Da aprile 2023, in circa un anno e mezzo, più di 10 milioni di civili sudanesi sono dovuti fuggire, lasciando le loro abitazioni e rischiando di non tornare più nelle loro case. Il numero di vittime, secondo le Nazioni Unite, è superiore a 20.000, ma il connubio tra carestie ed epidemie potrebbe aggravare il bilancio.
Secondo i dati di ACLED, le vittime totali da gennaio 2023 ad agosto 2024 sono circa 25.500.
Tom Perriello, inviato statunitense in Sudan, sostiene che il numero di vittime stimato finora potrebbe sottovalutare il valore reale, che invece si aggirerebbe intorno ai 150.000 morti, avvicinandosi pericolosamente ai numeri di inizio terzo millennio.
I dati relativi alle vittime, come in qualsiasi conflitto, sono incerti; inoltre, in questa guerra i giornalisti sono spesso minacciati e costretti a limitare la propria libertà di espressione, il che aumenta la variabilità delle stime.

Nonostante l’inizio formale del conflitto sia ad aprile del 2023, il territorio sudanese vive periodi di scontri e tensioni dall’inizio della sua indipendenza. Instabilità politica che raggiunse il suo acme nel 2011, con la secessione del Sud Sudan.
Attraverso la seguente mappa si può vedere come numerosi scontri fossero presenti già nel biennio 2021-2022, ma quello che cambia rispetto a oggi è l’intensità degli stessi e il relativo numero di vittime. Non si sta quindi parlando delle solite dispute che permeano il territorio sudanese, ma di qualcosa di nuovo e più pericoloso.

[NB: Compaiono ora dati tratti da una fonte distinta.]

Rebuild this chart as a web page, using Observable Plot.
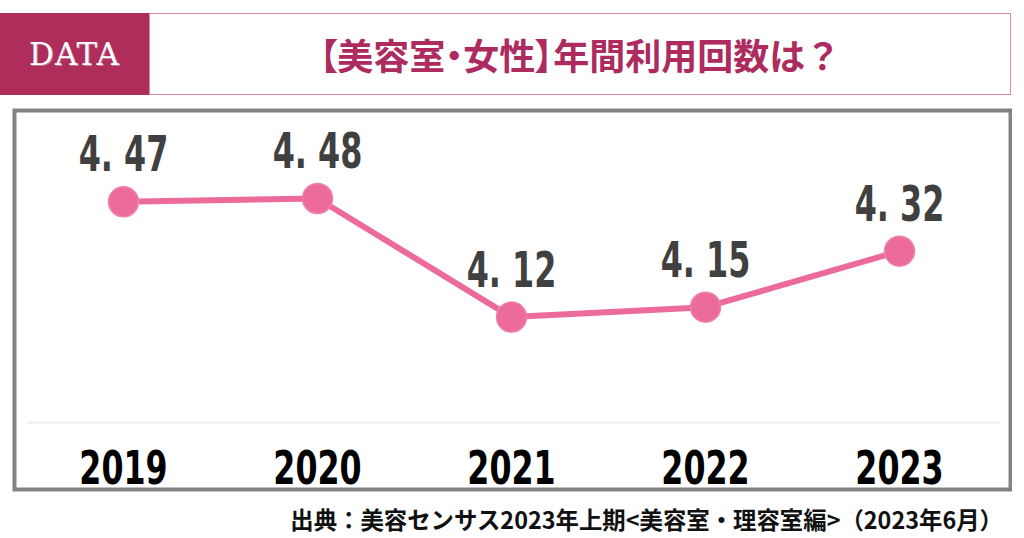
<!DOCTYPE html>
<html>
<head>
<meta charset="utf-8">
<script src="https://cdn.jsdelivr.net/npm/d3@7"></script>
<script src="https://cdn.jsdelivr.net/npm/@observablehq/plot@0.6"></script>
<style>
  html, body { margin: 0; padding: 0; background: #fff; }
  body { width: 1024px; height: 538px; position: relative; overflow: hidden; }
  #tag { position: absolute; left: 0; top: 13px; width: 149px; height: 82px; background: #ae2d5b;
         color: #fff; font-family: "DejaVu Serif", "Liberation Serif", serif; font-weight: normal;
         font-size: 31px; letter-spacing: 1px; display: flex; align-items: center; justify-content: center;
         text-shadow: 1px 1px 0 rgba(255,255,255,0.35); }
  #titlebox { position: absolute; left: 149px; top: 13px; width: 860px; height: 80px; border: 1px solid #dc86a6;
         display: flex; align-items: center; justify-content: center; }
  #title { font-family: "Noto Sans CJK JP", sans-serif; font-weight: 700; font-size: 36px; color: #ad2b5e;
           margin-left: 0px; font-feature-settings: "palt"; }
  #title .q { font-feature-settings: normal; }
  #chart { position: absolute; left: 12px; top: 108px; }
  #chart svg { display: block; }
  #caption { position: absolute; right: 21px; top: 502px; font-family: "Noto Sans CJK JP", sans-serif;
             font-weight: 700; font-size: 23.4px; color: #111; white-space: nowrap; }
</style>
</head>
<body>
<div id="tag">DATA</div>
<div id="titlebox"><div id="title">【美容室・女性】年間利用回数は<span class="q">？</span></div></div>
<div id="chart"></div>
<div id="caption">出典：美容センサス2023年上期&lt;美容室・理容室編&gt;（2023年6月）</div>
<script>
const years = ["2019", "2020", "2021", "2022", "2023"];
const visits = [4.47, 4.48, 4.12, 4.15, 4.32];
const baseline = [3.8];

const data = years.map((year, i) => ({year, value: visits[i]}));
const fmt = v => { const [a, b] = v.toFixed(2).split("."); return a + ". " + b; };

const W = 1000, H = 392;
const chart = Plot.plot({
  width: W,
  height: H,
  marginLeft: 110,
  marginRight: 112,
  marginTop: 90,
  marginBottom: 78,
  x: {type: "point", domain: years, padding: 0, label: null},
  y: {domain: [3.8, 4.48], axis: null},
  style: {background: "transparent"},
  marks: [
    Plot.frame({stroke: "#828282", strokeWidth: 4, fill: "#fff",
      insetLeft: -108, insetRight: -110, insetTop: -88, insetBottom: -67}),
    Plot.ruleY(baseline, {stroke: "#ececec", strokeWidth: 2, insetLeft: -94, insetRight: -100}),
    Plot.axisX({tickSize: 0, tickPadding: 29, fontSize: 46, fontWeight: "bold", fill: "#000",
      fontFamily: "'DejaVu Sans', sans-serif", label: null}),
    Plot.line(data, {x: "year", y: "value", stroke: "#ec6a9c", strokeWidth: 6}),
    Plot.dot(data, {x: "year", y: "value", r: 15, fill: "#ec6a9c", stroke: "#ef82ab", strokeWidth: 1.5}),
    Plot.text(data, {x: "year", y: "value", text: d => fmt(d.value), dy: -46, fontSize: 49,
      fill: "#404040", fontWeight: "bold",
      fontFamily: "'DejaVu Sans', sans-serif"})
  ]
});
document.getElementById("chart").appendChild(chart);

// condense the label glyphs horizontally (no condensed face is installed)
function condense(sel, s) {
  d3.select(chart).selectAll(sel).each(function() {
    const t = this.getAttribute("transform");
    if (t && t.includes("translate")) {
      this.setAttribute("transform", t + ` scale(${s},1)`);
    } else {
      const x = +(this.getAttribute("x") || 0), y = +(this.getAttribute("y") || 0);
      this.removeAttribute("x"); this.removeAttribute("y");
      this.setAttribute("transform", `translate(${x},${y}) ${t || ""} scale(${s},1)`);
    }
  });
}
condense("g[aria-label='x-axis tick label'] text", 0.69);
condense("g[aria-label='text'] text", 0.65);
</script>
</body>
</html>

Un lavoro del World Food Programme, che si legge su Barron’s, sostiene che il 95% dei sudanesi non riesca a consumare neanche un pasto al giorno: più di 40 milioni di persone resta un giorno senza mangiare a causa degli scontri.

I numeri sono destinati a peggiorare; infatti, le principali città colpite dal conflitto – Darfur, Kordofan e Khartoum – sono responsabili di una quota importante dell’intera distribuzione di cereali all’interno del Sudan, e il mancato raccolto del 2023 porterà a una quantità inferiore di cereali facendo così alzare i prezzi. La Food and Agriculture Organization, insieme al World Food Programme, sostengono che i prezzi dei cereali di base siano già aumentati del 50%-100%, se confrontati con i mesi degli anni precedenti. Sempre secondo un rapporto delle Nazioni Unite, il 2023 ha visto i prezzi del cibo aumentare del 228% rispetto ai due anni precedenti.

 

 

Anche il sistema sanitario rischia il collasso. L’Organizzazione Mondiale della Sanità sostiene che 15 milioni di persone, circa il 35% dell’intera popolazione, non ha accesso ad assistenza sanitaria e che circa il 75% delle strutture sanitarie non riesce a operare a causa del conflitto.

 

La guerra scoppiata nel 2023 in Sudan ha in comune con gli altri scontri la sete di potere delle persone che l’hanno innescata, ma per l’intensità e le conseguenze che sta provocando sulla popolazione sudanese, è seconda solamente al conflitto iniziato venti anni prima, che ha visto morire 200.000 persone.
Filippo Grandi, Commissario dell’Alto commissariato delle Nazioni Unite per i rifugiati, come riporta Politico, avverte che dinamiche simili alle atrocità degli anni 2003-2005 si potrebbero stare sviluppando e che “la fine immediata dei combattimenti e il rispetto incondizionato della popolazione civile da parte di tutte le parti sono fondamentali per evitare un’altra catastrofe”.